* Recorded information *
******
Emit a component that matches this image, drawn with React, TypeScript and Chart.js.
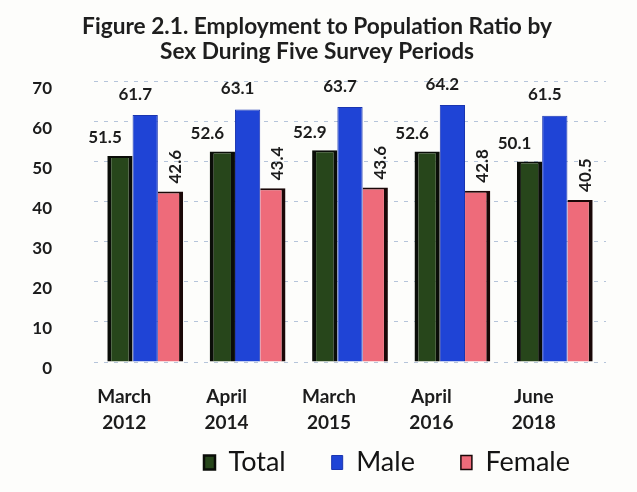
import React, { useEffect, useRef } from "react";
import { Chart, registerables } from "chart.js";

Chart.register(...registerables);

const categories: string[][] = [
  ["March", "2012"],
  ["April", "2014"],
  ["March", "2015"],
  ["April", "2016"],
  ["June", "2018"],
];
const totalValues = [51.5, 52.6, 52.9, 52.6, 50.1];
const maleValues = [61.7, 63.1, 63.7, 64.2, 61.5];
const femaleValues = [42.6, 43.4, 43.6, 42.8, 40.5];
const titleLines = [
  "Figure 2.1. Employment to Population Ratio by",
  "Sex During Five Survey Periods",
];

const FONT = "Lato, 'DejaVu Sans', sans-serif";

const valueLabels = {
  id: "valueLabels",
  afterDatasetsDraw(chart: any) {
    const ctx = chart.ctx as CanvasRenderingContext2D;
    ctx.save();
    ctx.font = `bold 17px ${FONT}`;
    ctx.fillStyle = "#1c1c1c";
    chart.data.datasets.forEach((ds: any, di: number) => {
      const meta = chart.getDatasetMeta(di);
      meta.data.forEach((bar: any, i: number) => {
        const v = ds.data[i] as number;
        const text = v.toFixed(1);
        const { x, y } = bar.getProps(["x", "y"], true);
        if (di === 2) {
          ctx.save();
          ctx.translate(x + 5, y - 8);
          ctx.rotate(-Math.PI / 2);
          ctx.textAlign = "left";
          ctx.textBaseline = "middle";
          ctx.fillText(text, 0, 0);
          ctx.restore();
        } else {
          ctx.textAlign = "center";
          ctx.textBaseline = "middle";
          const dx = di === 0 ? -15 : -10;
          const dy = di === 0 ? -18 : -21;
          ctx.fillText(text, x + dx, y + dy);
        }
      });
    });
    ctx.restore();
  },
};

export default function App() {
  const ref = useRef<HTMLCanvasElement | null>(null);

  useEffect(() => {
    if (!ref.current) return;
    const chart = new Chart(ref.current, {
      type: "bar",
      data: {
        labels: categories as any,
        datasets: [
          {
            label: "Total",
            data: totalValues,
            backgroundColor: "#27461b",
            borderColor: "#0a0d08",
            borderWidth: { left: 4, right: 4, top: 2, bottom: 0 },
            borderSkipped: false,
            categoryPercentage: 0.74,
            barPercentage: 1,
          },
          {
            label: "Male",
            data: maleValues,
            backgroundColor: "#1f44d6",
            borderColor: "#1a35b0",
            borderWidth: 1,
            categoryPercentage: 0.74,
            barPercentage: 1,
          },
          {
            label: "Female",
            data: femaleValues,
            backgroundColor: "#ee6b7a",
            borderColor: "#1a0808",
            borderWidth: { left: 0, right: 4, top: 2, bottom: 0 },
            borderSkipped: false,
            categoryPercentage: 0.74,
            barPercentage: 1,
          },
        ] as any,
      },
      options: {
        animation: false,
        responsive: false,
        layout: { padding: { left: 18, right: 21, top: 0, bottom: 6 } },
        plugins: {
          title: {
            display: true,
            text: titleLines,
            color: "#1e1e1e",
            font: { family: FONT, size: 22.7, weight: "bold", lineHeight: 1.12 },
            padding: { top: 14, bottom: 17 },
          },
          legend: {
            position: "bottom",
            align: "end",
            labels: {
              color: "#141414",
              font: { family: FONT, size: 27 },
              boxWidth: 11,
              boxHeight: 14,
              padding: 46,
            },
          },
          tooltip: { enabled: false },
        },
        scales: {
          x: {
            grid: { display: false },
            border: { display: false },
            afterFit: (axis: any) => {
              axis.height = 41;
            },
            ticks: {
              autoSkip: false,
              maxRotation: 0,
              mirror: true,
              padding: -48,
              labelOffset: -21,
              color: "#1c1c1c",
              font: { family: FONT, size: 19, weight: "bold", lineHeight: 1.37 },
            },
          },
          y: {
            min: 0,
            max: 70,
            afterFit: (axis: any) => {
              axis.width = 76;
            },
            grid: {
              color: "rgba(110,140,185,0.5)",
              lineWidth: 1,
              drawTicks: false,
            },
            border: { display: false, dash: [4, 6] },
            ticks: {
              stepSize: 10,
              padding: 42,
              labelOffset: 7,
              color: "#1c1c1c",
              font: { family: FONT, size: 17, weight: "bold" },
            },
          },
          yr: {
            type: "linear",
            position: "right",
            grid: { display: false },
            border: { display: false },
            ticks: { display: false },
            afterFit: (axis: any) => {
              axis.width = 10;
            },
          },
        } as any,
      },
      plugins: [valueLabels],
    });
    return () => chart.destroy();
  }, []);

  return (
    <div style={{ position: "fixed", left: 0, top: 0, width: 637, height: 492, background: "#fdfdfb" }}>
      <canvas ref={ref} width={637} height={492} style={{ display: "block" }} />
    </div>
  );
}
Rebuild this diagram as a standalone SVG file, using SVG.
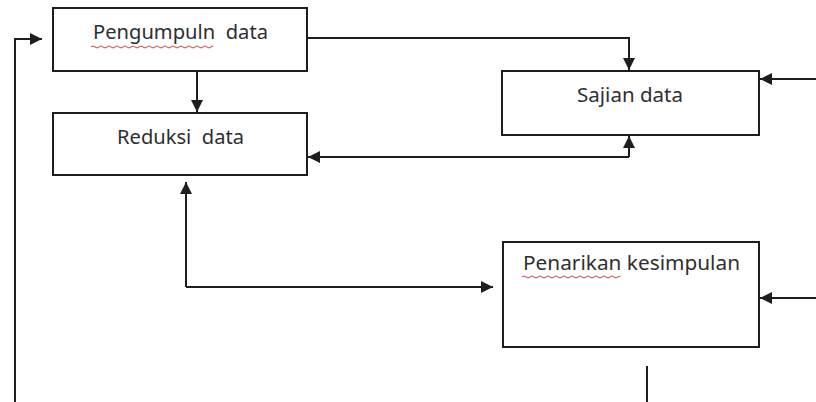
<svg xmlns="http://www.w3.org/2000/svg" width="816" height="402" viewBox="0 0 816 402">
  <style>
    .box { fill: #fff; stroke: #1e1e1e; stroke-width: 2; }
    .lbl { font-family: "Noto Sans", "Open Sans", sans-serif; font-size: 20px; fill: #2e2e30; }
    .wire { fill: none; stroke: #1e1e1e; stroke-width: 2; }
    .squig { fill: none; stroke: #d04040; stroke-width: 1; }
  </style>
  <defs>
    <marker id="ah" viewBox="0 0 10 10" refX="10" refY="5" markerWidth="6" markerHeight="6" markerUnits="strokeWidth" orient="auto">
      <path d="M0,0 L10,5 L0,10 Z" fill="#1e1e1e"/>
    </marker>
  </defs>
  <rect width="816" height="402" fill="#fff"/>

  <g id="connectors">
    <!-- feedback loop from the bottom up into the first box -->
    <path class="wire" d="M15,402 V39 H42" marker-end="url(#ah)"/>
    <!-- Pengumpuln -> Reduksi -->
    <path class="wire" d="M197,71 V112" marker-end="url(#ah)"/>
    <!-- Pengumpuln -> Sajian -->
    <path class="wire" d="M307,38 H629 V70" marker-end="url(#ah)"/>
    <!-- Sajian <-> Reduksi -->
    <path class="wire" d="M629,157 V136" marker-end="url(#ah)"/>
    <path class="wire" d="M629,157 H308" marker-end="url(#ah)"/>
    <!-- Reduksi <-> Penarikan -->
    <path class="wire" d="M186,287 V182" marker-end="url(#ah)"/>
    <path class="wire" d="M186,287 H493" marker-end="url(#ah)"/>
    <!-- inputs from the right edge -->
    <path class="wire" d="M816,79 H760" marker-end="url(#ah)"/>
    <path class="wire" d="M816,298 H760" marker-end="url(#ah)"/>
    <!-- stub below Penarikan -->
    <path class="wire" d="M647,366 V402"/>
  </g>

  <g id="pengumpulan">
    <rect class="box" x="53" y="8" width="254" height="63"/>
    <text class="lbl" x="93" y="39" textLength="175" lengthAdjust="spacingAndGlyphs" xml:space="preserve">Pengumpuln  data</text>
    <path class="squig" d="M91,47 q2,-2 4,0 t4,0 t4,0 t4,0 t4,0 t4,0 t4,0 t4,0 t4,0 t4,0 t4,0 t4,0 t4,0 t4,0 t4,0 t4,0 t4,0 t4,0 t4,0 t4,0 t4,0 t4,0 t4,0 t4,0 t4,0 t4,0 t4,0 t4,0 t4,0 t4,0 t2,0"/>
  </g>

  <g id="reduksi">
    <rect class="box" x="53" y="113" width="254" height="62"/>
    <text class="lbl" x="117" y="144" textLength="127" lengthAdjust="spacingAndGlyphs" xml:space="preserve">Reduksi  data</text>
  </g>

  <g id="sajian">
    <rect class="box" x="502" y="71" width="257" height="64"/>
    <text class="lbl" x="577" y="102" textLength="106" lengthAdjust="spacingAndGlyphs">Sajian data</text>
  </g>

  <g id="penarikan">
    <rect class="box" x="503" y="242" width="256" height="105"/>
    <text class="lbl" x="523" y="270" textLength="217" lengthAdjust="spacingAndGlyphs">Penarikan kesimpulan</text>
    <path class="squig" d="M522,277 q2,-2 4,0 t4,0 t4,0 t4,0 t4,0 t4,0 t4,0 t4,0 t4,0 t4,0 t4,0 t4,0 t4,0 t4,0 t4,0 t4,0 t4,0 t4,0 t4,0 t4,0 t4,0 t4,0 t4,0 t4,0 t2,0"/>
  </g>
</svg>
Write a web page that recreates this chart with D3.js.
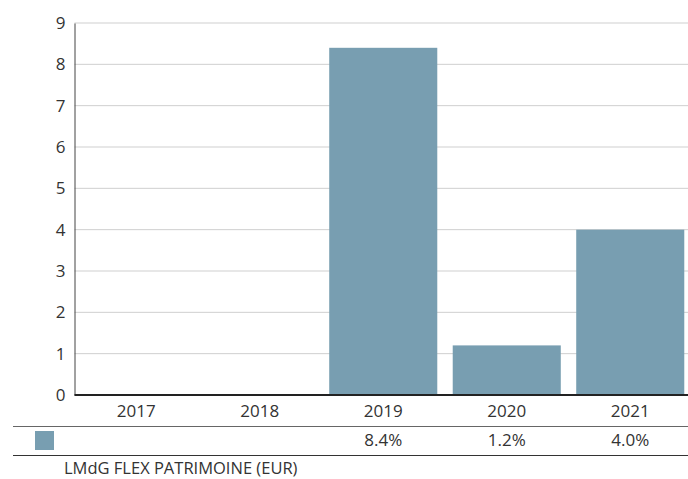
<!DOCTYPE html>
<html>
<head>
<meta charset="utf-8">
<script src="https://cdn.jsdelivr.net/npm/d3@7"></script>
<style>
  body { margin: 0; background: #fff; }
  svg text { font-family: "Open Sans", "Noto Sans", sans-serif; fill: #333; }
</style>
</head>
<body>
<div id="box-div"></div>
<script>
const years = ['2017', '2018', '2019', '2020', '2021']
const values = [null, null, 8.4, 1.2, 4.0]
const yTicks = [0, 1, 2, 3, 4, 5, 6, 7, 8, 9]
const seriesName = 'LMdG FLEX PATRIMOINE (EUR)'

let dms = {
    width: 688,
    height: 479,
    plotLeft: 74.5,
    plotRight: 692,
    plotTop: 23,
    plotBottom: 395
}

const box = d3.select('#box-div').append('svg')
    .attr('width', dms.width)
    .attr('height', dms.height)

const xScale = d3.scaleBand()
    .domain(years)
    .range([dms.plotLeft, dms.plotRight])
    .paddingInner(0.125)
    .paddingOuter(0.0625)

const yScale = d3.scaleLinear()
    .domain([0, 9])
    .range([dms.plotBottom, dms.plotTop])

// grid
box.append('g')
    .selectAll('line')
    .data(yTicks.filter(d => d > 0))
    .join('line')
    .attr('x1', dms.plotLeft)
    .attr('x2', dms.width)
    .attr('y1', d => yScale(d))
    .attr('y2', d => yScale(d))
    .attr('stroke', '#cfcfcf')
    .attr('stroke-width', 1)

// bars
box.append('g')
    .selectAll('rect')
    .data(years.map((y, i) => ({ year: y, v: values[i] })).filter(d => d.v != null))
    .join('rect')
    .attr('x', d => xScale(d.year))
    .attr('width', xScale.bandwidth())
    .attr('y', d => yScale(d.v))
    .attr('height', d => yScale(0) - yScale(d.v))
    .attr('fill', '#789eb1')

// y axis
const yAxis = box.append('g')
    .attr('transform', `translate(${dms.plotLeft},0)`)
    .call(d3.axisLeft(yScale).tickValues(yTicks).tickSize(0).tickPadding(9))
yAxis.select('.domain').attr('stroke', '#444')
yAxis.selectAll('text').style('font-size', '17px').attr('fill', '#333')

// x baseline
box.append('line')
    .attr('x1', dms.plotLeft)
    .attr('x2', dms.width)
    .attr('y1', yScale(0))
    .attr('y2', yScale(0))
    .attr('stroke', '#222')
    .attr('stroke-width', 2)

// x labels
box.append('g')
    .selectAll('text')
    .data(years)
    .join('text')
    .attr('x', d => xScale(d) + xScale.bandwidth() / 2)
    .attr('y', 417)
    .attr('text-anchor', 'middle')
    .style('font-size', '17px')
    .text(d => d)

// table lines
box.append('line')
    .attr('x1', 13).attr('x2', dms.width)
    .attr('y1', 426.5).attr('y2', 426.5)
    .attr('stroke', '#666').attr('stroke-width', 1)
box.append('line')
    .attr('x1', 13).attr('x2', dms.width)
    .attr('y1', 455.5).attr('y2', 455.5)
    .attr('stroke', '#333').attr('stroke-width', 1)

// legend swatch
box.append('rect')
    .attr('x', 35).attr('y', 431)
    .attr('width', 19).attr('height', 19)
    .attr('fill', '#789eb1')

// percentages
box.append('g')
    .selectAll('text')
    .data(years.map((y, i) => ({ year: y, v: values[i] })).filter(d => d.v != null))
    .join('text')
    .attr('x', d => xScale(d.year) + xScale.bandwidth() / 2)
    .attr('y', 446)
    .attr('text-anchor', 'middle')
    .style('font-size', '17px')
    .text(d => d.v.toFixed(1) + '%')

box.append('text')
    .attr('x', 64)
    .attr('y', 474)
    .style('font-size', '16.5px')
    .text(seriesName)
</script>
</body>
</html>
******
* Your objective *
Only the lines from the start of the records to the one containing "Chart.register(...registerables);" should be repeated, exactly and with both ends kept; drop any pictures.

* Task output *
Emit a component that matches this image, drawn with React, TypeScript and Chart.js.
import React, { useEffect, useRef } from "react";
import { Chart, registerables } from "chart.js";

Chart.register(...registerables);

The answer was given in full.